▸ **SET EXERCISE**
Tally the lines below that contain "size". The number is the whole answer.

▸ **INFORMATION SUPPLIED**
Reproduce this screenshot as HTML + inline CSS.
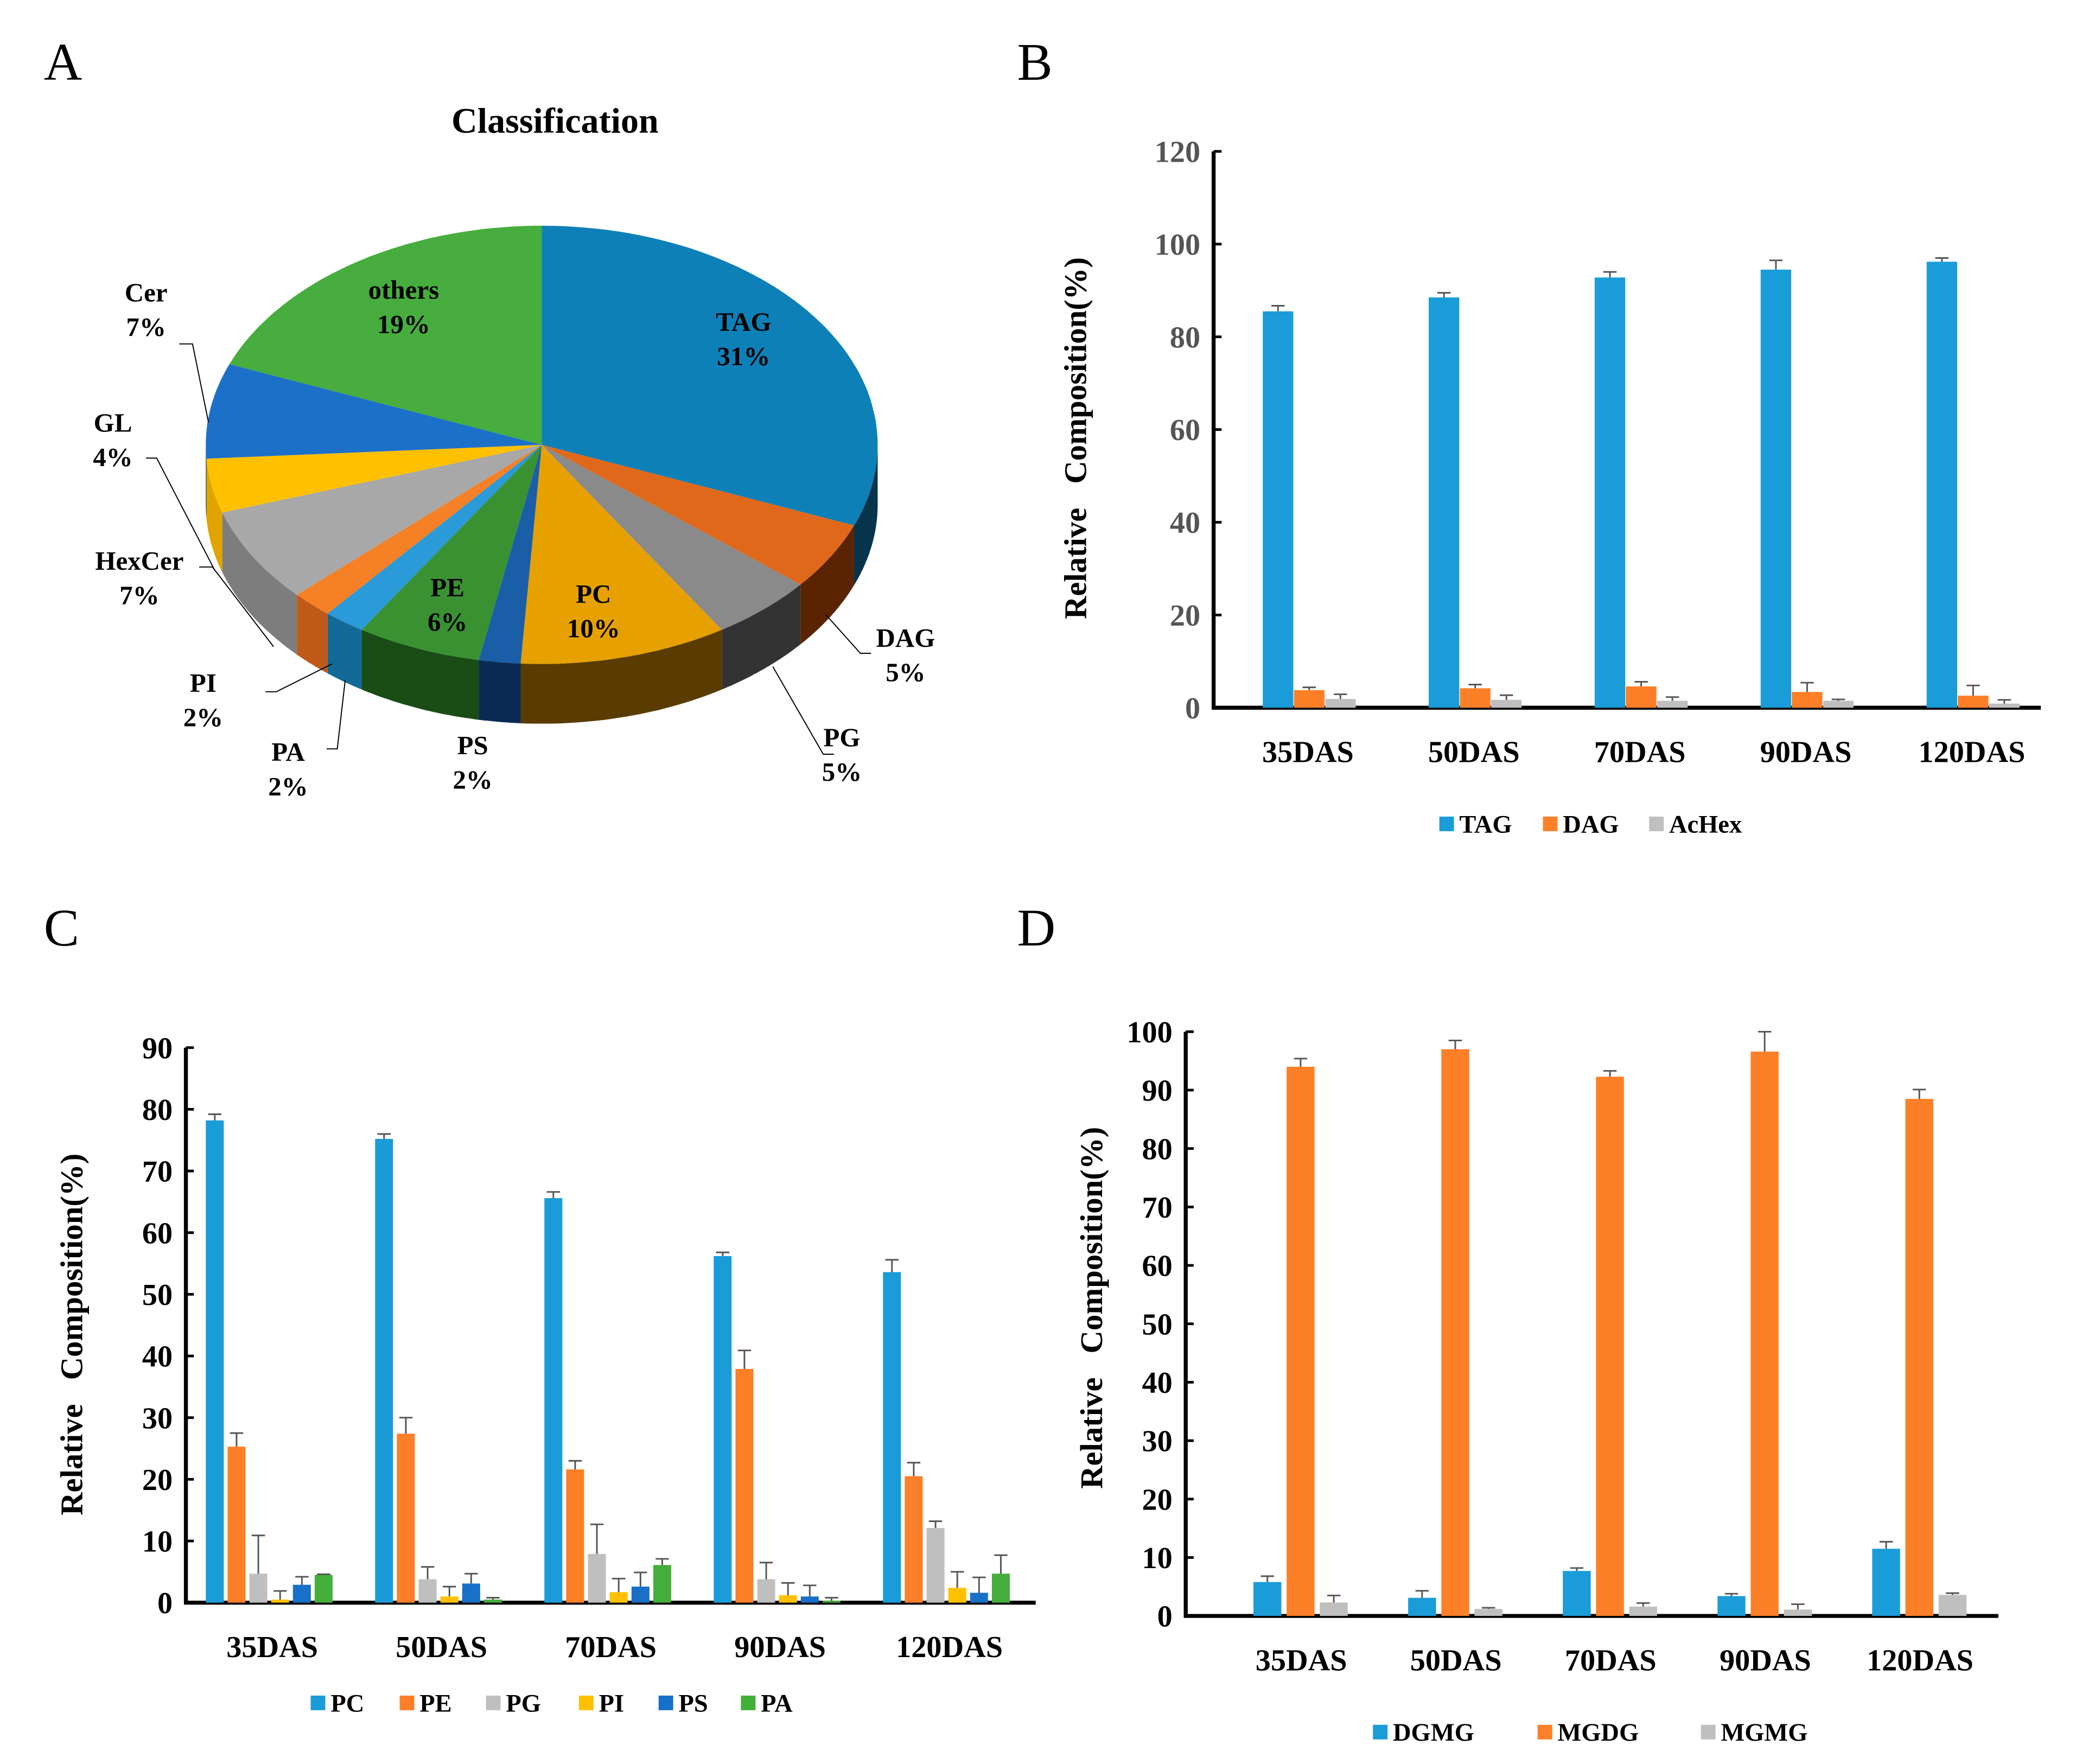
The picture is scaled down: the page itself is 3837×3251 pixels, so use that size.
<!DOCTYPE html>
<html><head><meta charset="utf-8"><style>
html,body{margin:0;padding:0;background:#fff}
svg{display:block;font-family:"Liberation Serif",serif;font-weight:bold}
text{white-space:pre}
</style></head><body>
<svg id="fig" width="3837" height="3251" viewBox="0 0 1568 1328.5" xmlns="http://www.w3.org/2000/svg">
<rect width="1568" height="1329" fill="#fff"/>
<g font-weight="normal" font-size="40" fill="#000">
<text x="33" y="60">A</text>
<text x="766" y="60">B</text>
<text x="33" y="712">C</text>
<text x="766" y="712">D</text>
</g>
<text x="418" y="100" font-size="27" text-anchor="middle">Classification</text>
<g id="pie"></g>
<g id="chartB"></g>
<g id="chartC"></g>
<g id="chartD"></g>
</svg>
<script>
const NS="http://www.w3.org/2000/svg";
const pieLabels=["TAG","DAG","PG","PC","PS","PE","PA","PI","HexCer","GL","Cer","others"];
const pieValues=[31,5,5,10,2,6,2,2,7,4,7,19];
const pieColors=["#0e80b8","#e0681a","#8a8a8a","#e6a100","#1a5ea8","#3a9132","#2a9ad8","#f58025","#a8a8a8","#ffc000","#1c70c8","#46ad3e"];
const pieSide=["#06344d","#5a2400","#333333","#5a3c00","#0a2a55","#1a4d16","#146a96","#c05a18","#7d7d7d","#e0a300","#0f3f78","#2a6e25"];

const catsB=["35DAS","50DAS","70DAS","90DAS","120DAS"];
const tagVals=[85.5,88.5,92.8,94.5,96.2];
const tagErr=[1.2,1.0,1.2,2.0,0.8];
const dagVals=[3.8,4.2,4.6,3.4,2.6];
const dagErr=[0.6,0.8,1.0,2.0,2.2];
const achexVals=[1.9,1.7,1.5,1.5,0.9];
const achexErr=[1.0,1.0,0.8,0.3,0.8];
const ticksB=[0,20,40,60,80,100,120];

const catsC=["35DAS","50DAS","70DAS","90DAS","120DAS"];
const pcVals=[78.2,75.2,65.6,56.2,53.6];
const pcErr=[1.0,0.8,1.0,0.6,2.0];
const peVals=[25.3,27.4,21.6,37.9,20.5];
const peErr=[2.2,2.6,1.4,3.0,2.2];
const pgVals=[4.7,3.8,7.9,3.8,12.1];
const pgErr=[6.2,2.0,4.8,2.7,1.1];
const piVals=[0.5,1.0,1.7,1.2,2.4];
const piErr=[1.4,1.6,2.2,2.0,2.6];
const psVals=[2.9,3.1,2.6,1.0,1.6];
const psErr=[1.3,1.6,2.3,1.8,2.5];
const paVals=[4.5,0.5,6.1,0.3,4.7];
const paErr=[0.1,0.3,1.0,0.5,3.0];
const ticksC=[0,10,20,30,40,50,60,70,80,90];

const catsD=["35DAS","50DAS","70DAS","90DAS","120DAS"];
const dgmgVals=[5.8,3.1,7.7,3.4,11.5];
const dgmgErr=[1.0,1.2,0.5,0.4,1.2];
const mgdgVals=[94.0,97.0,92.3,96.6,88.5];
const mgdgErr=[1.4,1.5,1.0,3.4,1.6];
const mgmgVals=[2.3,1.2,1.6,1.1,3.6];
const mgmgErr=[1.2,0.2,0.6,0.9,0.3];
const ticksD=[0,10,20,30,40,50,60,70,80,90,100];

function mk(parent,tag,attrs,txt){const e=document.createElementNS(NS,tag);for(const k in attrs)e.setAttribute(k,attrs[k]);if(txt!==undefined)e.textContent=txt;parent.appendChild(e);return e;}

// ---- Pie ----
(function(){
 const g=document.getElementById('pie');
 const cx=408,cy=335,rx=253,ry=165,d=45;
 const P=(a,off)=>[cx+rx*Math.sin(a),cy-ry*Math.cos(a)+(off||0)];
 const total=pieValues.reduce((a,b)=>a+b,0);
 let angs=[0];pieValues.forEach(v=>angs.push(angs[angs.length-1]+v/total*2*Math.PI));
 for(let i=0;i<pieValues.length;i++){
  let a=Math.max(angs[i],Math.PI/2),b=Math.min(angs[i+1],1.5*Math.PI);
  if(b<=a)continue;
  let pts=[];const n=30;
  for(let k=0;k<=n;k++)pts.push(P(a+(b-a)*k/n));
  for(let k=n;k>=0;k--)pts.push(P(a+(b-a)*k/n,d));
  const s=mk(g,'path',{d:'M'+pts.map(p=>p[0].toFixed(1)+','+p[1].toFixed(1)).join('L')+'Z',fill:pieSide[i]});
  
  
 }
 for(let i=0;i<pieValues.length;i++){
  const a=angs[i],b=angs[i+1];let pts=[];const n=60;
  for(let k=0;k<=n;k++)pts.push(P(a+(b-a)*k/n));
  const s=mk(g,'path',{d:'M'+cx+','+cy+'L'+pts.map(p=>p[0].toFixed(1)+','+p[1].toFixed(1)).join('L')+'Z',fill:pieColors[i]});
  
  
 }
 const lab=[["TAG",560,249],["others",304,225],["PC",447,454],["PE",337,449],["DAG",682,487],["PG",634,562],["PS",356,568],["PA",217,573],["PI",153,521],["HexCer",105,429],["GL",85,325],["Cer",110,227]];
 lab.forEach(l=>{
  const i=pieLabels.indexOf(l[0]);
  const t=mk(g,'text',{x:l[1],y:l[2],'font-size':20,'text-anchor':'middle'});
  
  
  mk(t,'tspan',{x:l[1]},l[0]);
  mk(t,'tspan',{x:l[1],dy:26},pieValues[i]+'%');
 });
 const lines=["M622,463 L648,492 L656,492","M582,502 L620,568 L628,568","M250,500 L208,521 L200,521","M260,512 L254,564 L246,564","M206,487 L160,427 L150,427","M162,430 L118,345 L110,345","M157,318 L145,259 L135,259"];
 lines.forEach((p,k)=>{const e=mk(g,'path',{d:p,fill:'none',stroke:'#000','stroke-width':0.8});
  
  });
})();

function barChart(opt){
 const g=document.getElementById(opt.id);
 const y=v=>opt.y0-(v/opt.vmax)*(opt.y0-opt.ytop);
 const ax=mk(g,'path',{d:`M${opt.x0},${opt.ytop}L${opt.x0},${opt.y0}L${opt.x1},${opt.y0}`,fill:'none',stroke:'#000','stroke-width':3});
 
 
 opt.ticks.forEach(t=>{
  mk(g,'line',{x1:opt.x0,x2:opt.x0+6,y1:y(t),y2:y(t),stroke:'#000','stroke-width':2});
  const tx=mk(g,'text',{x:opt.x0-10,y:y(t)+8,'font-size':23,'text-anchor':'end',fill:opt.tickColor},t);
  
  
 });
 const yt=mk(g,'text',{transform:`translate(${opt.titleX},${opt.titleY}) rotate(-90)`,'font-size':24,'text-anchor':'middle'},'Relative   Composition(%)');
 
 
 opt.cats.forEach((c,i)=>{
  const cxg=opt.gx0+i*opt.gstep;
  const xl=mk(g,'text',{x:cxg,y:opt.y0+41,'font-size':23,'text-anchor':'middle'},c);
  
  
  opt.series.forEach((s,j)=>{
   const bx=cxg-opt.half+j*opt.slot;
   const r=mk(g,'rect',{x:bx,y:y(s.v[i]),width:opt.bw,height:opt.y0-y(s.v[i]),fill:s.c});
   
   
   const mx=bx+opt.bw/2,ye=y(s.v[i]+s.e[i]);
   const eb=mk(g,'path',{d:`M${mx},${y(s.v[i])}L${mx},${ye}M${mx-5},${ye}L${mx+5},${ye}`,stroke:'#555','stroke-width':1.2,fill:'none'});
   
   
  });
 });
 opt.series.forEach((s,j)=>{
  const lx=opt.legX[j];
  const sq=mk(g,'rect',{x:lx,y:opt.legY-12,width:11,height:11,fill:s.c});
  
  
  const lt=mk(g,'text',{x:lx+15,y:opt.legY,'font-size':19},s.n);
  
  
 });
}
barChart({id:'chartB',x0:914,x1:1537,ytop:114,y0:533,vmax:120,ticks:ticksB,tickColor:'#555',titleX:818,titleY:330,
 cats:catsB,gx0:985,gstep:125,half:34,slot:23.5,bw:23,
 series:[{n:'TAG',v:tagVals,e:tagErr,c:'#1a9cd8'},{n:'DAG',v:dagVals,e:dagErr,c:'#fd7f27'},{n:'AcHex',v:achexVals,e:achexErr,c:'#bfbfbf'}],
 legX:[1084,1162,1242],legY:627});
barChart({id:'chartC',x0:140,x1:780,ytop:789,y0:1207,vmax:90,ticks:ticksC,tickColor:'#000',titleX:62,titleY:1005,
 cats:catsC,gx0:205,gstep:127.5,half:50,slot:16.4,bw:13.5,
 series:[{n:'PC',v:pcVals,e:pcErr,c:'#1a9cd8'},{n:'PE',v:peVals,e:peErr,c:'#fd7f27'},{n:'PG',v:pgVals,e:pgErr,c:'#bfbfbf'},{n:'PI',v:piVals,e:piErr,c:'#ffc000'},{n:'PS',v:psVals,e:psErr,c:'#1870c8'},{n:'PA',v:paVals,e:paErr,c:'#44ae3a'}],
 legX:[234,301,366,436,496,558],legY:1289});
barChart({id:'chartD',x0:893,x1:1505,ytop:777,y0:1217,vmax:100,ticks:ticksD,tickColor:'#000',titleX:830,titleY:985,
 cats:catsD,gx0:980,gstep:116.5,half:36,slot:25,bw:21,
 series:[{n:'DGMG',v:dgmgVals,e:dgmgErr,c:'#1a9cd8'},{n:'MGDG',v:mgdgVals,e:mgdgErr,c:'#fd7f27'},{n:'MGMG',v:mgmgVals,e:mgmgErr,c:'#bfbfbf'}],
 legX:[1034,1158,1281],legY:1311});
</script>
</body></html>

▸ **COMPLETED EXERCISE**
8